DATA FOR THIS EXERCISE -
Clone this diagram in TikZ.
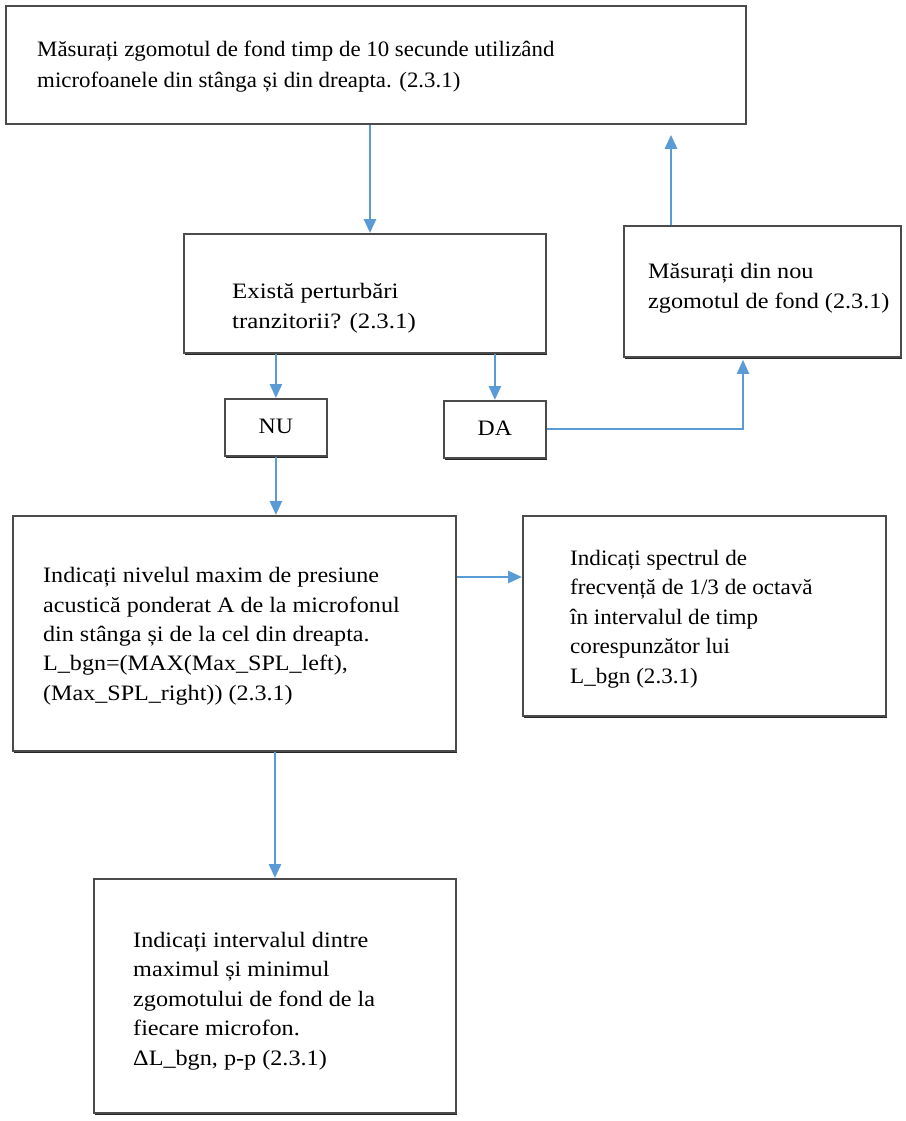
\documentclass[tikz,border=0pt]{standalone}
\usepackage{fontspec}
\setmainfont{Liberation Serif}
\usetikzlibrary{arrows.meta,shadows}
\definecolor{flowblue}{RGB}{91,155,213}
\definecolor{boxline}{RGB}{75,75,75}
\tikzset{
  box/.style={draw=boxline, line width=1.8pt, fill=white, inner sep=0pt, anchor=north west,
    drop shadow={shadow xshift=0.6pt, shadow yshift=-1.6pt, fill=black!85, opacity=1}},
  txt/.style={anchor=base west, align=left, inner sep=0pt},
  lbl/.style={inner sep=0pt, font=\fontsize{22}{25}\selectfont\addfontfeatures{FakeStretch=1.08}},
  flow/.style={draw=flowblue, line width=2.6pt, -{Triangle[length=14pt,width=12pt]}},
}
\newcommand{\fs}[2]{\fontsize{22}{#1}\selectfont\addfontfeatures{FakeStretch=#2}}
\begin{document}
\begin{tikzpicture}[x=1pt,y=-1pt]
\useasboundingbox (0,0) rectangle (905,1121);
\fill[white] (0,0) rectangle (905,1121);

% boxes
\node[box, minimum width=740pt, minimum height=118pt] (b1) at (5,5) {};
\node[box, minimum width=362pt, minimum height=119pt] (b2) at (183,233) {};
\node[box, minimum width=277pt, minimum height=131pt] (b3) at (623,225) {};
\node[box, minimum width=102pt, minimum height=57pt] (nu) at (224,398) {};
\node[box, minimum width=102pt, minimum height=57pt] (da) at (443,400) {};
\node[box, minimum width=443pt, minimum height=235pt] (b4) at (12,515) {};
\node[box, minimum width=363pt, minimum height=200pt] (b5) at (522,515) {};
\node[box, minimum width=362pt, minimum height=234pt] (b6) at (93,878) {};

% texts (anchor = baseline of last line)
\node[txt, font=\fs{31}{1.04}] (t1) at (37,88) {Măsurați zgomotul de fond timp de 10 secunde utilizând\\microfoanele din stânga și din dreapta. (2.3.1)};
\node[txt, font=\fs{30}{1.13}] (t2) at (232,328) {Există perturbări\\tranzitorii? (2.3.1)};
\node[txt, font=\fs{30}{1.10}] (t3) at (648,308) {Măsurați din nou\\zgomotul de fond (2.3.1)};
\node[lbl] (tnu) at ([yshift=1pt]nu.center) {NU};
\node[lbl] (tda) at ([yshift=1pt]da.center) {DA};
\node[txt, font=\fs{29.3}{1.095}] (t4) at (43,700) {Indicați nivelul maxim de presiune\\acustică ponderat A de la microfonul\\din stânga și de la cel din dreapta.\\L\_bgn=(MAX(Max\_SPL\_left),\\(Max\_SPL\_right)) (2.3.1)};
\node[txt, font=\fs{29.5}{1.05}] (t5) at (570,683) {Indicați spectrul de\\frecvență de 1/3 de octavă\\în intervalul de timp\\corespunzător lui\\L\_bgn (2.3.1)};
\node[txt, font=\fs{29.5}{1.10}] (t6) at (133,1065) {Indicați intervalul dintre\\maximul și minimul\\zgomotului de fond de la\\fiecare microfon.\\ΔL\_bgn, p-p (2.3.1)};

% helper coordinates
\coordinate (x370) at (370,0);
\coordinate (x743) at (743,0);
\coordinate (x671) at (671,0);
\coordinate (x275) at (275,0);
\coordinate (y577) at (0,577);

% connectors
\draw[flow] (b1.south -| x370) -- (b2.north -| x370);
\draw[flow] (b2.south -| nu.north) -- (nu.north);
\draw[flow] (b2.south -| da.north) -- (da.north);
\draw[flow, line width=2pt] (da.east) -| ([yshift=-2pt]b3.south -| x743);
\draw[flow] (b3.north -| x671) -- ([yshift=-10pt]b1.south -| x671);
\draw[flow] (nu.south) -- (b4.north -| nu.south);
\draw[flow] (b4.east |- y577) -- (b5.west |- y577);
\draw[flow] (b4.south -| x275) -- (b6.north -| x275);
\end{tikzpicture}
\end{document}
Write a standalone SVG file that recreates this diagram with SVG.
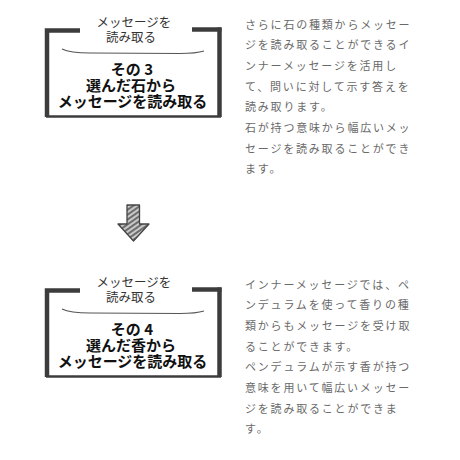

WHAT THIS TASK INVOLVES - In the copy, include all records verbatim but no images.

ANSWER IN FULL -
Clone this diagram in TikZ.
\documentclass[tikz,border=0pt]{standalone}
\usepackage{fontspec}
\setmainfont{Liberation Serif}
\usetikzlibrary{arrows.meta,shadows}
\definecolor{flowblue}{RGB}{91,155,213}
\definecolor{boxline}{RGB}{75,75,75}
\tikzset{
  box/.style={draw=boxline, line width=1.8pt, fill=white, inner sep=0pt, anchor=north west,
    drop shadow={shadow xshift=0.6pt, shadow yshift=-1.6pt, fill=black!85, opacity=1}},
  txt/.style={anchor=base west, align=left, inner sep=0pt},
  lbl/.style={inner sep=0pt, font=\fontsize{22}{25}\selectfont\addfontfeatures{FakeStretch=1.08}},
  flow/.style={draw=flowblue, line width=2.6pt, -{Triangle[length=14pt,width=12pt]}},
}
\newcommand{\fs}[2]{\fontsize{22}{#1}\selectfont\addfontfeatures{FakeStretch=#2}}
\begin{document}
\begin{tikzpicture}[x=1pt,y=-1pt]
\useasboundingbox (0,0) rectangle (905,1121);
\fill[white] (0,0) rectangle (905,1121);

% boxes
\node[box, minimum width=740pt, minimum height=118pt] (b1) at (5,5) {};
\node[box, minimum width=362pt, minimum height=119pt] (b2) at (183,233) {};
\node[box, minimum width=277pt, minimum height=131pt] (b3) at (623,225) {};
\node[box, minimum width=102pt, minimum height=57pt] (nu) at (224,398) {};
\node[box, minimum width=102pt, minimum height=57pt] (da) at (443,400) {};
\node[box, minimum width=443pt, minimum height=235pt] (b4) at (12,515) {};
\node[box, minimum width=363pt, minimum height=200pt] (b5) at (522,515) {};
\node[box, minimum width=362pt, minimum height=234pt] (b6) at (93,878) {};

% texts (anchor = baseline of last line)
\node[txt, font=\fs{31}{1.04}] (t1) at (37,88) {Măsurați zgomotul de fond timp de 10 secunde utilizând\\microfoanele din stânga și din dreapta. (2.3.1)};
\node[txt, font=\fs{30}{1.13}] (t2) at (232,328) {Există perturbări\\tranzitorii? (2.3.1)};
\node[txt, font=\fs{30}{1.10}] (t3) at (648,308) {Măsurați din nou\\zgomotul de fond (2.3.1)};
\node[lbl] (tnu) at ([yshift=1pt]nu.center) {NU};
\node[lbl] (tda) at ([yshift=1pt]da.center) {DA};
\node[txt, font=\fs{29.3}{1.095}] (t4) at (43,700) {Indicați nivelul maxim de presiune\\acustică ponderat A de la microfonul\\din stânga și de la cel din dreapta.\\L\_bgn=(MAX(Max\_SPL\_left),\\(Max\_SPL\_right)) (2.3.1)};
\node[txt, font=\fs{29.5}{1.05}] (t5) at (570,683) {Indicați spectrul de\\frecvență de 1/3 de octavă\\în intervalul de timp\\corespunzător lui\\L\_bgn (2.3.1)};
\node[txt, font=\fs{29.5}{1.10}] (t6) at (133,1065) {Indicați intervalul dintre\\maximul și minimul\\zgomotului de fond de la\\fiecare microfon.\\ΔL\_bgn, p-p (2.3.1)};

% helper coordinates
\coordinate (x370) at (370,0);
\coordinate (x743) at (743,0);
\coordinate (x671) at (671,0);
\coordinate (x275) at (275,0);
\coordinate (y577) at (0,577);

% connectors
\draw[flow] (b1.south -| x370) -- (b2.north -| x370);
\draw[flow] (b2.south -| nu.north) -- (nu.north);
\draw[flow] (b2.south -| da.north) -- (da.north);
\draw[flow, line width=2pt] (da.east) -| ([yshift=-2pt]b3.south -| x743);
\draw[flow] (b3.north -| x671) -- ([yshift=-10pt]b1.south -| x671);
\draw[flow] (nu.south) -- (b4.north -| nu.south);
\draw[flow] (b4.east |- y577) -- (b5.west |- y577);
\draw[flow] (b4.south -| x275) -- (b6.north -| x275);
\end{tikzpicture}
\end{document}
Write a standalone SVG file that recreates this diagram with SVG.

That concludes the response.